Quant à vous, chers collègues, vous êtes ce soir bien loin du compte, contrairement à vos collègues de l'Assemblée nationale, qui ont exigé le retrait du principe du pays d'origine.
Ce texte est fondamentalement contraire à notre conception de l'Europe. L'Europe est un grand projet de partage des valeurs de paix et de progrès, mais aussi de solidarité entre les peuples.
Dans les jours qui viennent, nous allons entrer en campagne en vue de la ratification du traité constitutionnel. Nos concitoyens doivent bientôt se prononcer sur ce traité. Il importe donc d'éviter la confusion, même si le risque d'amalgame entre cette directive, d'inspiration libérale, et le traité constitutionnel est entretenu par certains.
Nous avons l'obligation d'informer clairement nos concitoyens des enjeux du référendum, afin d'éviter toutes les dérives pouvant jeter la confusion sur cette consultation.
Par votre position, vous accréditez finalement l'amalgame qui est fait entre le traité constitutionnel et une directive ultralibérale.

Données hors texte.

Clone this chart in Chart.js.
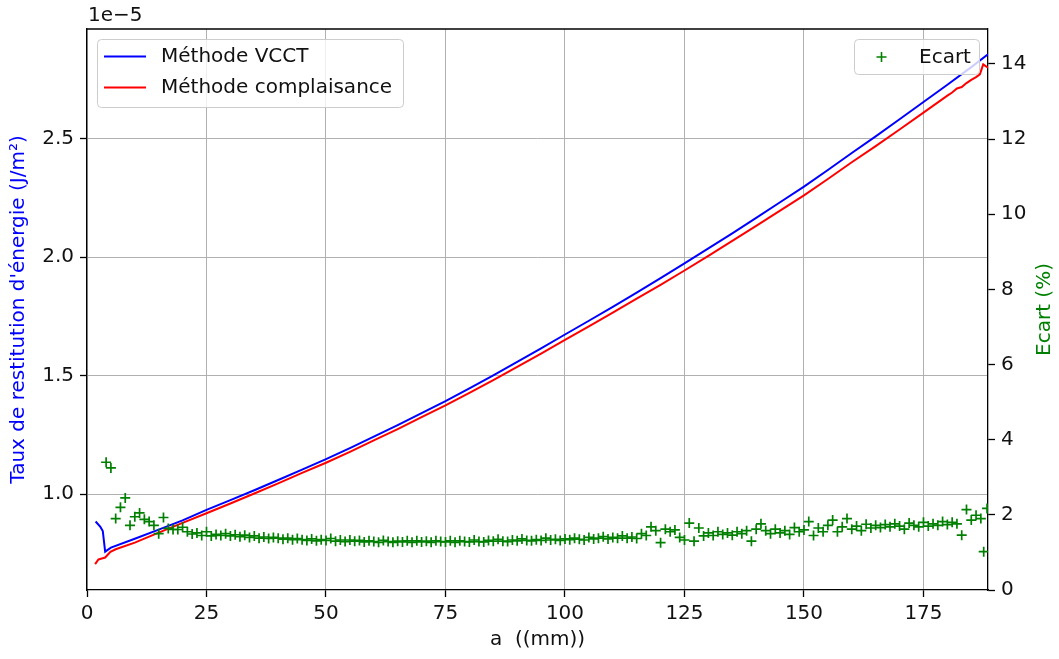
<!DOCTYPE html>
<html><head><meta charset="utf-8">
<script src="https://cdn.jsdelivr.net/npm/chart.js@4.4.1/dist/chart.umd.min.js"></script>
<style>html,body{margin:0;padding:0;background:#fff}canvas{display:block}</style>
</head><body>
<canvas id="c" width="1059" height="659"></canvas>
<script>
// a (mm) and energy release rate (x 1e-5 J/m²)
const vcctA = [1.8, 2.8, 3.3, 3.8, 5, 10, 15, 20, 25, 30, 35, 40, 45, 50, 55, 60, 65, 70, 75, 80, 85, 90, 95, 100, 105, 110, 115, 120, 125, 130, 135, 140, 145, 150, 155, 160, 165, 170, 175, 180, 185, 188.5];
const vcctG = [0.885, 0.862, 0.845, 0.758, 0.775, 0.812, 0.851, 0.890, 0.934, 0.975, 1.017, 1.060, 1.104, 1.148, 1.195, 1.243, 1.292, 1.342, 1.393, 1.447, 1.502, 1.558, 1.615, 1.674, 1.732, 1.791, 1.851, 1.912, 1.974, 2.037, 2.101, 2.166, 2.232, 2.298, 2.368, 2.440, 2.510, 2.582, 2.655, 2.728, 2.802, 2.856];
const complA = [1.7, 2.4, 3.1, 3.8, 4.9, 6, 10, 15, 20, 25, 30, 35, 40, 45, 50, 55, 60, 65, 70, 75, 80, 85, 90, 95, 100, 105, 110, 115, 120, 125, 130, 135, 140, 145, 150, 155, 160, 165, 170, 175, 180, 181, 182, 183, 184, 185, 186, 186.8, 187.5, 188.5];
const complG = [0.705, 0.725, 0.729, 0.733, 0.757, 0.768, 0.796, 0.838, 0.879, 0.920, 0.961, 1.003, 1.046, 1.090, 1.133, 1.179, 1.227, 1.275, 1.325, 1.375, 1.428, 1.482, 1.537, 1.593, 1.651, 1.708, 1.766, 1.825, 1.883, 1.944, 2.006, 2.069, 2.132, 2.197, 2.261, 2.330, 2.401, 2.469, 2.539, 2.610, 2.682, 2.695, 2.712, 2.718, 2.735, 2.748, 2.760, 2.772, 2.814, 2.800];
// Ecart (%)
const ecartA = [4,5,6,7,8,9,10,11,12,13,14,15,16,17,18,19,20,21,22,23,24,25,26,27,28,29,30,31,32,33,34,35,36,37,38,39,40,41,42,43,44,45,46,47,48,49,50,51,52,53,54,55,56,57,58,59,60,61,62,63,64,65,66,67,68,69,70,71,72,73,74,75,76,77,78,79,80,81,82,83,84,85,86,87,88,89,90,91,92,93,94,95,96,97,98,99,100,101,102,103,104,105,106,107,108,109,110,111,112,113,114,115,116,117,118,119,120,121,122,123,124,125,126,127,128,129,130,131,132,133,134,135,136,137,138,139,140,141,142,143,144,145,146,147,148,149,150,151,152,153,154,155,156,157,158,159,160,161,162,163,164,165,166,167,168,169,170,171,172,173,174,175,176,177,178,179,180,181,182,183,184,185,186,187,187.6,188.3];
const ecartE = [3.40,3.25,1.90,2.20,2.45,1.72,1.95,2.05,1.88,1.82,1.72,1.50,1.93,1.64,1.61,1.61,1.67,1.55,1.49,1.52,1.45,1.55,1.44,1.48,1.45,1.50,1.44,1.47,1.42,1.46,1.40,1.44,1.38,1.41,1.37,1.40,1.38,1.35,1.38,1.34,1.37,1.34,1.32,1.36,1.31,1.34,1.32,1.37,1.30,1.33,1.29,1.33,1.30,1.32,1.28,1.31,1.29,1.27,1.32,1.29,1.27,1.30,1.28,1.31,1.27,1.31,1.28,1.30,1.27,1.31,1.29,1.28,1.31,1.27,1.31,1.29,1.28,1.33,1.29,1.28,1.32,1.30,1.35,1.30,1.29,1.33,1.31,1.36,1.32,1.31,1.34,1.32,1.38,1.33,1.35,1.32,1.36,1.34,1.38,1.35,1.33,1.40,1.36,1.38,1.42,1.36,1.40,1.38,1.44,1.38,1.41,1.37,1.50,1.45,1.68,1.58,1.26,1.62,1.55,1.60,1.40,1.33,1.78,1.30,1.65,1.44,1.52,1.45,1.55,1.48,1.52,1.46,1.55,1.50,1.58,1.30,1.62,1.76,1.58,1.50,1.62,1.52,1.58,1.48,1.66,1.55,1.60,1.82,1.45,1.65,1.55,1.72,1.86,1.55,1.68,1.90,1.62,1.70,1.58,1.75,1.65,1.72,1.66,1.74,1.68,1.76,1.70,1.62,1.78,1.72,1.68,1.80,1.70,1.76,1.72,1.82,1.74,1.80,1.76,1.46,2.14,1.86,1.99,1.90,1.02,2.17];

const xTicks = [0, 25, 50, 75, 100, 125, 150, 175];
const yLeftTicks = [1.0, 1.5, 2.0, 2.5];
const yRightTicks = [0, 2, 4, 6, 8, 10, 12, 14];
const seriesNames = ['Méthode VCCT', 'Méthode complaisance', 'Ecart'];
const rightTitle = 'Ecart (%)';

const FONT = "'DejaVu Sans', sans-serif";
Chart.defaults.font.family = FONT;
Chart.defaults.font.size = 20;
Chart.defaults.color = '#111';

const pts = (xs, ys) => xs.map((x, i) => ({x: x, y: ys[i]}));

const deco = {
  id: 'deco',
  afterDatasetsDraw(chart) {
    const ctx = chart.ctx, a = chart.chartArea;
    ctx.save();
    // top spine
    ctx.strokeStyle = '#000'; ctx.lineWidth = 1.3;
    ctx.beginPath(); ctx.moveTo(a.left, a.top); ctx.lineTo(a.right, a.top); ctx.stroke();
    // offset text
    ctx.fillStyle = '#111'; ctx.font = "20px " + FONT;
    ctx.textBaseline = 'middle'; ctx.textAlign = 'left';
    ctx.fillText('1e\u22125', a.left + 1, 16);
    // right axis title (reads bottom to top)
    ctx.save();
    ctx.translate(1045, (a.top + a.bottom) / 2);
    ctx.rotate(-Math.PI / 2);
    ctx.textAlign = 'center'; ctx.fillStyle = '#008000';
    ctx.fillText(rightTitle, 0, 0);
    ctx.restore();
    // legend 1
    ctx.fillStyle = 'rgba(255,255,255,0.8)'; ctx.strokeStyle = '#cccccc'; ctx.lineWidth = 1;
    ctx.beginPath(); ctx.roundRect(97.5, 39.5, 306, 68, 4); ctx.fill(); ctx.stroke();
    ctx.lineWidth = 2;
    ctx.strokeStyle = '#0000ff'; ctx.beginPath(); ctx.moveTo(104, 56.5); ctx.lineTo(146, 56.5); ctx.stroke();
    ctx.strokeStyle = '#ff0000'; ctx.beginPath(); ctx.moveTo(104, 87.5); ctx.lineTo(146, 87.5); ctx.stroke();
    ctx.fillStyle = '#111';
    ctx.fillText(seriesNames[0], 161, 57);
    ctx.fillText(seriesNames[1], 161, 88);
    // legend 2
    ctx.fillStyle = 'rgba(255,255,255,0.8)'; ctx.strokeStyle = '#cccccc'; ctx.lineWidth = 1;
    ctx.beginPath(); ctx.roundRect(854.5, 39.5, 125, 35, 4); ctx.fill(); ctx.stroke();
    ctx.strokeStyle = '#008000'; ctx.lineWidth = 1.6;
    ctx.beginPath(); ctx.moveTo(876.5, 57); ctx.lineTo(886.5, 57); ctx.moveTo(881.5, 52); ctx.lineTo(881.5, 62); ctx.stroke();
    ctx.fillStyle = '#111';
    ctx.fillText(seriesNames[2], 919, 57.5);
    ctx.restore();
  }
};

new Chart(document.getElementById('c'), {
  type: 'scatter',
  data: {
    datasets: [
      {label: seriesNames[2], data: pts(ecartA, ecartE), yAxisID: 'y2', order: 0,
       pointStyle: 'cross', pointRadius: 5, pointBorderWidth: 1.7, borderColor: '#008000', backgroundColor: '#008000', showLine: false},
      {label: seriesNames[1], data: pts(complA, complG), yAxisID: 'y', order: 1,
       showLine: true, borderColor: '#ff0000', borderWidth: 2, pointRadius: 0, tension: 0},
      {label: seriesNames[0], data: pts(vcctA, vcctG), yAxisID: 'y', order: 2,
       showLine: true, borderColor: '#0000ff', borderWidth: 2, pointRadius: 0, tension: 0}
    ]
  },
  options: {
    responsive: false, animation: false,
    layout: {padding: {top: 29, left: 0, right: 0, bottom: 0}},
    plugins: {legend: {display: false}, tooltip: {enabled: false}},
    scales: {
      x: {
        type: 'linear', position: 'bottom', min: 0, max: 188.5,
        afterBuildTicks: s => { s.ticks = xTicks.map(v => ({value: v})); },
        afterFit: s => { s.height = 69; },
        grid: {color: '#b0b0b0', lineWidth: 1, tickColor: '#000', tickLength: 7, tickWidth: 1.3},
        border: {display: true, color: '#000', width: 1.3},
        ticks: {padding: 5, color: '#111', maxRotation: 0, callback: v => String(v)},
        title: {display: true, text: 'a  ((mm))', color: '#111', font: {size: 20}, padding: {top: 0, bottom: 7}}
      },
      y: {
        type: 'linear', position: 'left', min: 0.596, max: 2.963,
        afterBuildTicks: s => { s.ticks = yLeftTicks.map(v => ({value: v})); },
        afterFit: s => { s.width = 87; },
        grid: {color: '#b0b0b0', lineWidth: 1, tickColor: '#000', tickLength: 7, tickWidth: 1.3},
        border: {display: true, color: '#000', width: 1.3},
        ticks: {padding: 6, color: '#111', callback: v => v.toFixed(1)},
        title: {display: true, text: "Taux de restitution d'énergie (J/m²)", color: '#0000ff', font: {size: 20}, padding: {top: 7, bottom: 0}}
      },
      y2: {
        type: 'linear', position: 'right', min: 0, max: 14.93,
        afterBuildTicks: s => { s.ticks = yRightTicks.map(v => ({value: v})); },
        afterFit: s => { s.width = 71; },
        grid: {drawOnChartArea: false, color: '#000', tickColor: '#000', tickLength: 7, tickWidth: 1.3},
        border: {display: true, color: '#000', width: 1.3},
        ticks: {padding: 6, color: '#111', callback: v => String(v)},
        title: {display: false}
      }
    }
  },
  plugins: [deco]
});
</script>
</body></html>
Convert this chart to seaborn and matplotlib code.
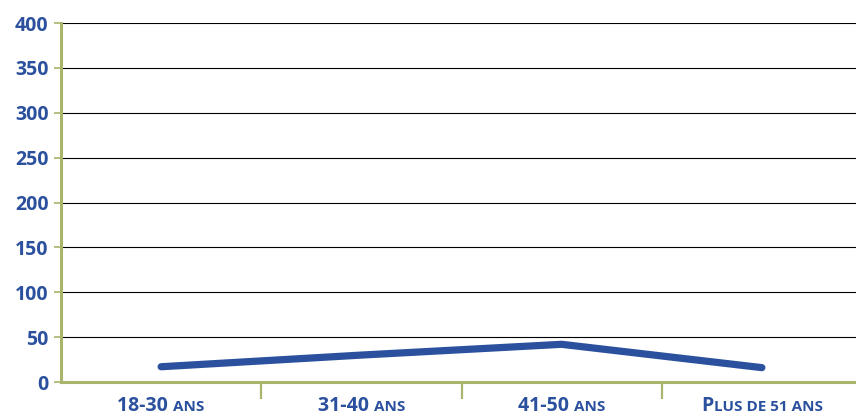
import matplotlib
matplotlib.use("Agg")
import matplotlib.pyplot as plt
import pandas as pd
import seaborn as sns

# tranches d'âge (partie chiffrée + partie en petites capitales)
ages_main = ["18-30 ", "31-40 ", "41-50 ", "P"]
ages_small = ["ANS", "ANS", "ANS", "LUS DE 51 ANS"]
categories = ["18-30 ans", "31-40 ans", "41-50 ans", "Plus de 51 ans"]
values = [17, 30, 42, 16]
y_ticks = [0, 50, 100, 150, 200, 250, 300, 350, 400]

blue = "#2B519E"
olive = "#A9B46C"

df = pd.DataFrame({"age": categories, "n": values})

sns.set_style("white")
plt.rcParams["font.family"] = ["Open Sans", "DejaVu Sans"]

fig = plt.figure(figsize=(8.56, 4.12), dpi=100)
ax = fig.add_axes([61 / 856, 30 / 412, 801 / 856, 359 / 412])

sns.lineplot(data=df, x="age", y="n", sort=False, color=blue, lw=5.2,
             solid_capstyle="round", ax=ax, zorder=3)

ax.set_xlim(-0.5, 3.5)
ax.set_ylim(0, 400)
ax.set_yticks(y_ticks)
ax.set_yticklabels([str(v) for v in y_ticks], color=blue, fontsize=14,
                   fontweight="bold")
for v in y_ticks[1:]:
    ax.axhline(v, color="black", lw=0.8, zorder=1)

ax.set_xticks([0.5, 1.5, 2.5])
ax.set_xticklabels([])
ax.tick_params(axis="x", bottom=True, direction="out", length=12, width=1.6,
               color=olive)
ax.tick_params(axis="y", left=True, direction="out", length=5, width=1.2,
               color=olive, pad=4)

for s in ["top", "right"]:
    ax.spines[s].set_visible(False)
ax.spines["left"].set_color(olive)
ax.spines["left"].set_linewidth(2.2)
ax.spines["bottom"].set_color(olive)
ax.spines["bottom"].set_linewidth(2.2)
ax.set_xlabel("")
ax.set_ylabel("")

# étiquettes en petites capitales, centrées sous chaque catégorie
base = -21.0  # ligne de base, en points sous l'axe
fig.canvas.draw()
renderer = fig.canvas.get_renderer()
px2pt = 72 / fig.dpi
for i, (a, b) in enumerate(zip(ages_main, ages_small)):
    kw = dict(xy=(i, 0), xycoords=("data", "axes fraction"),
              textcoords="offset points", ha="left", va="baseline",
              color=blue, fontweight="bold")
    t1 = ax.annotate(a, xytext=(0, base), fontsize=14, **kw)
    t2 = ax.annotate(b, xytext=(0, base), fontsize=11, **kw)
    fig.canvas.draw()
    w1 = t1.get_window_extent(renderer).width * px2pt
    w2 = t2.get_window_extent(renderer).width * px2pt
    t1.set_position((-(w1 + w2) / 2, base))
    t2.set_position((-(w1 + w2) / 2 + w1, base))

fig.savefig("out.png", dpi=100)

Comme l'a brillamment démontré mon collègue Roland Ries dans son intervention, cette directive est en contradiction avec les objectifs de cohésion économique et sociale visés à l'article I-3 du traité constitutionnel. Celui-ci dispose, en effet, que l'Union oeuvre pour le développement durable de l'Europe.
En l'état actuel, la directive Bolkestein pollue le débat public européen. Une réécriture ou un retrait partiel de ce texte ne suffisent donc pas. Seul l'abandon de cette directive permettra de clarifier le débat européen et de montrer que la dérive libérale n'est pas inéluctable : la mobilisation des citoyens et des acteurs politiques peut changer les perspectives politiques européennes, en créant un véritable rapport de force.
C'est peut-être le premier acte d'un nouveau rapport des citoyens à l'Europe. Nous avons été parmi les premiers, avec le parti socialiste européen et l'ensemble de la gauche européenne, à alerter l'opinion publique pour défendre le modèle social européen. En tant que socialistes et européens convaincus, nous sommes favorables à la réalisation d'un marché intérieur des services, mais pas à n'importe quelle condition. L'Europe des socialistes est une Europe de gauche, c'est-à-dire une Europe de solidarité et de progrès.
Pour l'ensemble de ces raisons, nous voterons contre la proposition de résolution.